SHORT EXERCISE:
Output every line of the material exactly, omitting images.
____
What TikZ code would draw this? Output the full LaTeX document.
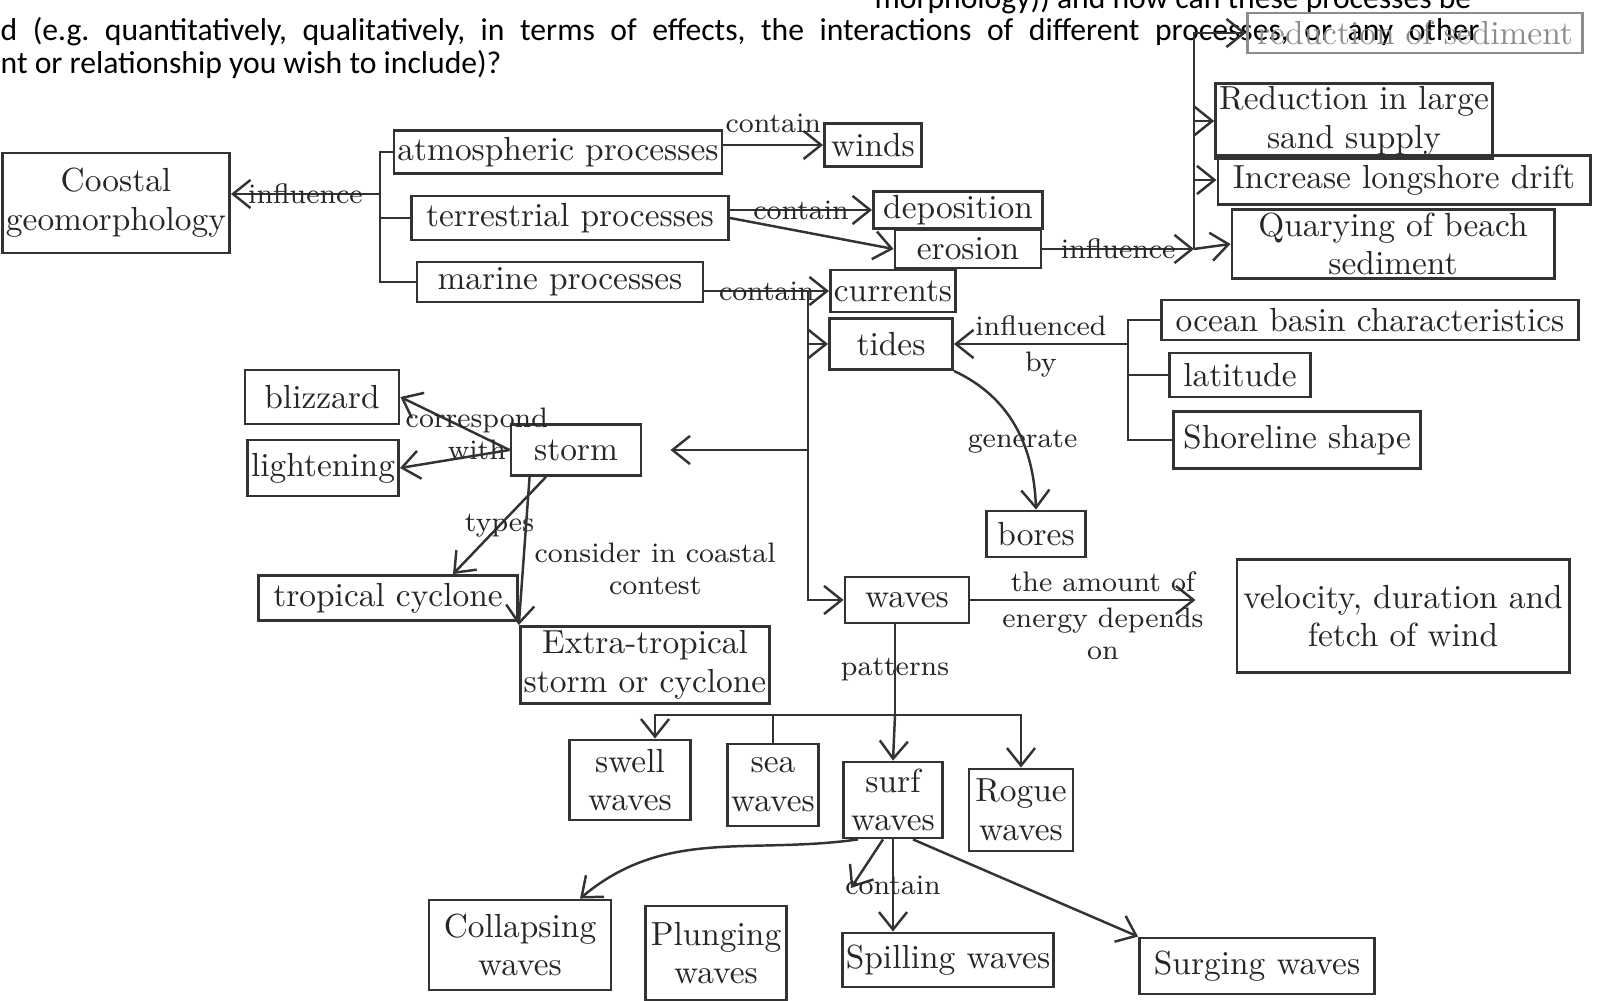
\documentclass[tikz,border=0pt]{standalone}
\usepackage{fontspec}
\newfontfamily\printfont{Carlito}
\usetikzlibrary{arrows.meta}

\begin{document}
\begin{tikzpicture}[x=0.01cm,y=-0.01cm,
  box/.style={draw=black!80, line width=0.8pt, inner sep=1pt, align=center, text=black!85, font=\fontsize{9.5}{11}\selectfont},
  lbl/.style={text=black!85, font=\fontsize{8}{9}\selectfont, align=center, inner sep=1pt},
  prt/.style={inner sep=0pt, font=\printfont\fontsize{9}{11}\selectfont\frenchspacing},
  arr/.style={->, >={Straight Barb[length=5pt,width=8pt]}, line width=0.7pt, draw=black!80},
  ln/.style={line width=0.7pt, draw=black!80}]
\useasboundingbox (0,0) rectangle (1603,1001);
\clip (0,0) rectangle (1603,1001);

% printed question on the sheet
\node[prt, anchor=base east] (q0) at (1472,9) {morphology)) and how can these processes be};
\node[prt, anchor=base west] (q1) at (0,41) {\makebox[14.78cm][s]{d (e.g. quantitatively, qualitatively, in terms of effects, the interactions of different processes, or any other}};
\node[prt, anchor=base west] (q2) at (0,74) {nt or relationship you wish to include)?};

% concept map
\node[box, minimum width=2.02cm, minimum height=1cm] (geo) at (116,203) {Coostal\\geomorphology};
\node[box, minimum width=3.04cm, minimum height=0.43cm] (atm) at (558,152) {atmospheric processes};
\node[box, minimum width=3.17cm, minimum height=0.44cm] (ter) at (570,218) {terrestrial processes};
\node[box, minimum width=2.86cm, minimum height=0.40cm] (mar) at (560,282) {marine processes};
\node[box, minimum width=0.97cm, minimum height=0.43cm] (winds) at (873,145) {winds};
\node[box, minimum width=1.69cm, minimum height=0.33cm] (dep) at (958,210) {deposition};
\node[box, minimum width=1.46cm, minimum height=0.38cm] (ero) at (968,249) {erosion};
\node[box, draw=black!45, text=black!45, minimum width=3.35cm, minimum height=0.40cm] (redsed) at (1415,33) {reduction of sediment};
\node[box, minimum width=2.72cm, minimum height=0.63cm] (redsand) at (1354,121) {Reduction in large\\sand supply};
\node[box, minimum width=3.72cm, minimum height=0.49cm] (drift) at (1404,180) {Increase longshore drift};
\node[box, minimum width=3.22cm, minimum height=0.68cm] (quarry) at (1393,244) {Quarying of beach\\sediment};
\node[box, minimum width=1.13cm, minimum height=0.42cm] (cur) at (893,291) {currents};
\node[box, minimum width=1.23cm, minimum height=0.51cm] (tides) at (891,344) {tides};
\node[box, minimum width=4.17cm, minimum height=0.40cm] (ocean) at (1370,320) {ocean basin characteristics};
\node[box, minimum width=1.41cm, minimum height=0.44cm] (lat) at (1240,375) {latitude};
\node[box, minimum width=2.47cm, minimum height=0.57cm] (shore) at (1297,440) {Shoreline shape};
\node[box, minimum width=0.99cm, minimum height=0.46cm] (bores) at (1036,534) {bores};
\node[box, minimum width=1.30cm, minimum height=0.51cm] (storm) at (576,450) {storm};
\node[box, minimum width=1.54cm, minimum height=0.54cm] (bliz) at (322,397) {blizzard};
\node[box, minimum width=1.51cm, minimum height=0.56cm] (light) at (323,468) {lightening};
\node[box, minimum width=2.59cm, minimum height=0.45cm] (trop) at (388,598) {tropical cyclone};
\node[box, minimum width=2.17cm, minimum height=0.77cm] (extra) at (645,665) {Extra-tropical\\storm or cyclone};
\node[box, minimum width=1.24cm, minimum height=0.46cm] (waves) at (907,600) {waves};
\node[box, minimum width=3.32cm, minimum height=1.13cm] (vel) at (1403,616) {velocity, duration and\\fetch of wind};
\node[box, minimum width=1.21cm, minimum height=0.80cm] (swell) at (630,780) {swell\\waves};
\node[box, minimum width=0.90cm, minimum height=0.82cm] (sea) at (773,785) {sea\\waves};
\node[box, minimum width=0.99cm, minimum height=0.76cm] (surf) at (893,800) {surf\\waves};
\node[box, minimum width=1.04cm, minimum height=0.82cm] (rogue) at (1021,810) {Rogue\\waves};
\node[box, minimum width=1.82cm, minimum height=0.90cm] (coll) at (520,945) {Collapsing\\waves};
\node[box, minimum width=1.41cm, minimum height=0.94cm] (plung) at (716,953) {Plunging\\waves};
\node[box, minimum width=2.00cm, minimum height=0.54cm] (spill) at (948,960) {Spilling waves};
\node[box, minimum width=2.35cm, minimum height=0.56cm] (surg) at (1257,966) {Surging waves};

\coordinate (brk) at (380,194);
\coordinate (infl) at (1194,249);
\coordinate (mj) at (808,291);
\coordinate (ib) at (1128,344);
\coordinate (pj) at (895,715);
\coordinate (plc) at (851,888);

% processes
\draw[ln] (atm.west) -| (brk |- mar.west) -- (mar.west);
\draw[ln] (ter.west) -- (brk |- ter.west);
\draw[arr] (brk) -- node[lbl] (linf) {influence} (geo.east |- brk);
\draw[arr] (atm.east |- winds.west) -- node[lbl, above=2pt] (lcw) {contain} (winds.west);
\draw[arr] (ter.east |- dep.west) -- node[lbl] (lcd) {contain} (dep.west);
\draw[arr] (ter.east) -- (ero.west);
\draw[arr] (ero.east) -- node[lbl] (lie) {influence} (infl);
\draw[arr] (infl) |- (redsed.west);
\draw[arr] (infl |- redsand.west) -- (redsand.west);
\draw[arr] (infl |- drift.west) -- (drift.west);
\draw[arr] (infl) -- (quarry.west);
\draw[arr] (mar.east |- cur.west) -- node[lbl] (lcc) {contain} (cur.west);
\draw[arr] (mj) |- (tides.west);
\draw[arr] (mj) |- (waves.west);
\draw[arr, shorten >=0.28cm] (storm.east -| mj) -- (storm.east);

% tides
\draw[ln] (ocean.west) -| (ib |- shore.west) -- (shore.west);
\draw[ln] (lat.west) -- (ib |- lat.west);
\draw[arr] (ib) -- node[lbl, above=1pt] (lib) {influenced} node[lbl, below=1pt] (lby) {by} (tides.east);
\draw[arr] (tides.south east) to[out=-25,in=92] node[lbl, pos=0.6] (lgen) {generate} (bores.north);

% storm
\draw[arr] (storm.west) -- node[lbl, pos=0.3] (lcor) {correspond\\with} (bliz.east);
\draw[arr] (storm.west) -- (light.east);
\draw[arr] ([xshift=-0.3cm]storm.south) -- node[lbl] (ltyp) {types} ([xshift=0.65cm]trop.north);
\draw[arr] ([xshift=0.2cm]storm.south west) -- node[lbl, right=2pt, pos=0.62] (lcon) {consider in coastal\\contest} (extra.north west);

% waves
\draw[arr, shorten >=0.4cm] (waves.east) -- node[lbl, above=1pt] (lamt) {the amount of} node[lbl, below=1pt] (ldep) {energy depends\\on} (vel.west |- waves.east);
\draw[ln] (waves.south -| pj) -- node[lbl] (lpat) {patterns} (pj);
\draw[arr] (pj) -| ([xshift=0.25cm]swell.north);
\draw[ln] (sea.north |- pj) -- (sea.north);
\draw[arr] (pj) -- (surf.north);
\draw[arr] (pj) -| (rogue.north);
\draw[arr] ([xshift=-0.35cm]surf.south) to[out=188,in=40] ([xshift=0.6cm]coll.north);
\draw[arr] ([xshift=-0.1cm]surf.south) -- (plc);
\draw[arr] (surf.south) -- node[lbl] (lcs) {contain} (surf.south |- spill.north);
\draw[arr] ([xshift=0.2cm]surf.south) -- (surg.north west);
\end{tikzpicture}
\end{document}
____
FULL SOLUTION:
What TikZ code would draw this? Output the full LaTeX document.
\documentclass[tikz,border=0pt]{standalone}
\usepackage{fontspec}
\newfontfamily\printfont{Carlito}
\usetikzlibrary{arrows.meta}

\begin{document}
\begin{tikzpicture}[x=0.01cm,y=-0.01cm,
  box/.style={draw=black!80, line width=0.8pt, inner sep=1pt, align=center, text=black!85, font=\fontsize{9.5}{11}\selectfont},
  lbl/.style={text=black!85, font=\fontsize{8}{9}\selectfont, align=center, inner sep=1pt},
  prt/.style={inner sep=0pt, font=\printfont\fontsize{9}{11}\selectfont\frenchspacing},
  arr/.style={->, >={Straight Barb[length=5pt,width=8pt]}, line width=0.7pt, draw=black!80},
  ln/.style={line width=0.7pt, draw=black!80}]
\useasboundingbox (0,0) rectangle (1603,1001);
\clip (0,0) rectangle (1603,1001);

% printed question on the sheet
\node[prt, anchor=base east] (q0) at (1472,9) {morphology)) and how can these processes be};
\node[prt, anchor=base west] (q1) at (0,41) {\makebox[14.78cm][s]{d (e.g. quantitatively, qualitatively, in terms of effects, the interactions of different processes, or any other}};
\node[prt, anchor=base west] (q2) at (0,74) {nt or relationship you wish to include)?};

% concept map
\node[box, minimum width=2.02cm, minimum height=1cm] (geo) at (116,203) {Coostal\\geomorphology};
\node[box, minimum width=3.04cm, minimum height=0.43cm] (atm) at (558,152) {atmospheric processes};
\node[box, minimum width=3.17cm, minimum height=0.44cm] (ter) at (570,218) {terrestrial processes};
\node[box, minimum width=2.86cm, minimum height=0.40cm] (mar) at (560,282) {marine processes};
\node[box, minimum width=0.97cm, minimum height=0.43cm] (winds) at (873,145) {winds};
\node[box, minimum width=1.69cm, minimum height=0.33cm] (dep) at (958,210) {deposition};
\node[box, minimum width=1.46cm, minimum height=0.38cm] (ero) at (968,249) {erosion};
\node[box, draw=black!45, text=black!45, minimum width=3.35cm, minimum height=0.40cm] (redsed) at (1415,33) {reduction of sediment};
\node[box, minimum width=2.72cm, minimum height=0.63cm] (redsand) at (1354,121) {Reduction in large\\sand supply};
\node[box, minimum width=3.72cm, minimum height=0.49cm] (drift) at (1404,180) {Increase longshore drift};
\node[box, minimum width=3.22cm, minimum height=0.68cm] (quarry) at (1393,244) {Quarying of beach\\sediment};
\node[box, minimum width=1.13cm, minimum height=0.42cm] (cur) at (893,291) {currents};
\node[box, minimum width=1.23cm, minimum height=0.51cm] (tides) at (891,344) {tides};
\node[box, minimum width=4.17cm, minimum height=0.40cm] (ocean) at (1370,320) {ocean basin characteristics};
\node[box, minimum width=1.41cm, minimum height=0.44cm] (lat) at (1240,375) {latitude};
\node[box, minimum width=2.47cm, minimum height=0.57cm] (shore) at (1297,440) {Shoreline shape};
\node[box, minimum width=0.99cm, minimum height=0.46cm] (bores) at (1036,534) {bores};
\node[box, minimum width=1.30cm, minimum height=0.51cm] (storm) at (576,450) {storm};
\node[box, minimum width=1.54cm, minimum height=0.54cm] (bliz) at (322,397) {blizzard};
\node[box, minimum width=1.51cm, minimum height=0.56cm] (light) at (323,468) {lightening};
\node[box, minimum width=2.59cm, minimum height=0.45cm] (trop) at (388,598) {tropical cyclone};
\node[box, minimum width=2.17cm, minimum height=0.77cm] (extra) at (645,665) {Extra-tropical\\storm or cyclone};
\node[box, minimum width=1.24cm, minimum height=0.46cm] (waves) at (907,600) {waves};
\node[box, minimum width=3.32cm, minimum height=1.13cm] (vel) at (1403,616) {velocity, duration and\\fetch of wind};
\node[box, minimum width=1.21cm, minimum height=0.80cm] (swell) at (630,780) {swell\\waves};
\node[box, minimum width=0.90cm, minimum height=0.82cm] (sea) at (773,785) {sea\\waves};
\node[box, minimum width=0.99cm, minimum height=0.76cm] (surf) at (893,800) {surf\\waves};
\node[box, minimum width=1.04cm, minimum height=0.82cm] (rogue) at (1021,810) {Rogue\\waves};
\node[box, minimum width=1.82cm, minimum height=0.90cm] (coll) at (520,945) {Collapsing\\waves};
\node[box, minimum width=1.41cm, minimum height=0.94cm] (plung) at (716,953) {Plunging\\waves};
\node[box, minimum width=2.00cm, minimum height=0.54cm] (spill) at (948,960) {Spilling waves};
\node[box, minimum width=2.35cm, minimum height=0.56cm] (surg) at (1257,966) {Surging waves};

\coordinate (brk) at (380,194);
\coordinate (infl) at (1194,249);
\coordinate (mj) at (808,291);
\coordinate (ib) at (1128,344);
\coordinate (pj) at (895,715);
\coordinate (plc) at (851,888);

% processes
\draw[ln] (atm.west) -| (brk |- mar.west) -- (mar.west);
\draw[ln] (ter.west) -- (brk |- ter.west);
\draw[arr] (brk) -- node[lbl] (linf) {influence} (geo.east |- brk);
\draw[arr] (atm.east |- winds.west) -- node[lbl, above=2pt] (lcw) {contain} (winds.west);
\draw[arr] (ter.east |- dep.west) -- node[lbl] (lcd) {contain} (dep.west);
\draw[arr] (ter.east) -- (ero.west);
\draw[arr] (ero.east) -- node[lbl] (lie) {influence} (infl);
\draw[arr] (infl) |- (redsed.west);
\draw[arr] (infl |- redsand.west) -- (redsand.west);
\draw[arr] (infl |- drift.west) -- (drift.west);
\draw[arr] (infl) -- (quarry.west);
\draw[arr] (mar.east |- cur.west) -- node[lbl] (lcc) {contain} (cur.west);
\draw[arr] (mj) |- (tides.west);
\draw[arr] (mj) |- (waves.west);
\draw[arr, shorten >=0.28cm] (storm.east -| mj) -- (storm.east);

% tides
\draw[ln] (ocean.west) -| (ib |- shore.west) -- (shore.west);
\draw[ln] (lat.west) -- (ib |- lat.west);
\draw[arr] (ib) -- node[lbl, above=1pt] (lib) {influenced} node[lbl, below=1pt] (lby) {by} (tides.east);
\draw[arr] (tides.south east) to[out=-25,in=92] node[lbl, pos=0.6] (lgen) {generate} (bores.north);

% storm
\draw[arr] (storm.west) -- node[lbl, pos=0.3] (lcor) {correspond\\with} (bliz.east);
\draw[arr] (storm.west) -- (light.east);
\draw[arr] ([xshift=-0.3cm]storm.south) -- node[lbl] (ltyp) {types} ([xshift=0.65cm]trop.north);
\draw[arr] ([xshift=0.2cm]storm.south west) -- node[lbl, right=2pt, pos=0.62] (lcon) {consider in coastal\\contest} (extra.north west);

% waves
\draw[arr, shorten >=0.4cm] (waves.east) -- node[lbl, above=1pt] (lamt) {the amount of} node[lbl, below=1pt] (ldep) {energy depends\\on} (vel.west |- waves.east);
\draw[ln] (waves.south -| pj) -- node[lbl] (lpat) {patterns} (pj);
\draw[arr] (pj) -| ([xshift=0.25cm]swell.north);
\draw[ln] (sea.north |- pj) -- (sea.north);
\draw[arr] (pj) -- (surf.north);
\draw[arr] (pj) -| (rogue.north);
\draw[arr] ([xshift=-0.35cm]surf.south) to[out=188,in=40] ([xshift=0.6cm]coll.north);
\draw[arr] ([xshift=-0.1cm]surf.south) -- (plc);
\draw[arr] (surf.south) -- node[lbl] (lcs) {contain} (surf.south |- spill.north);
\draw[arr] ([xshift=0.2cm]surf.south) -- (surg.north west);
\end{tikzpicture}
\end{document}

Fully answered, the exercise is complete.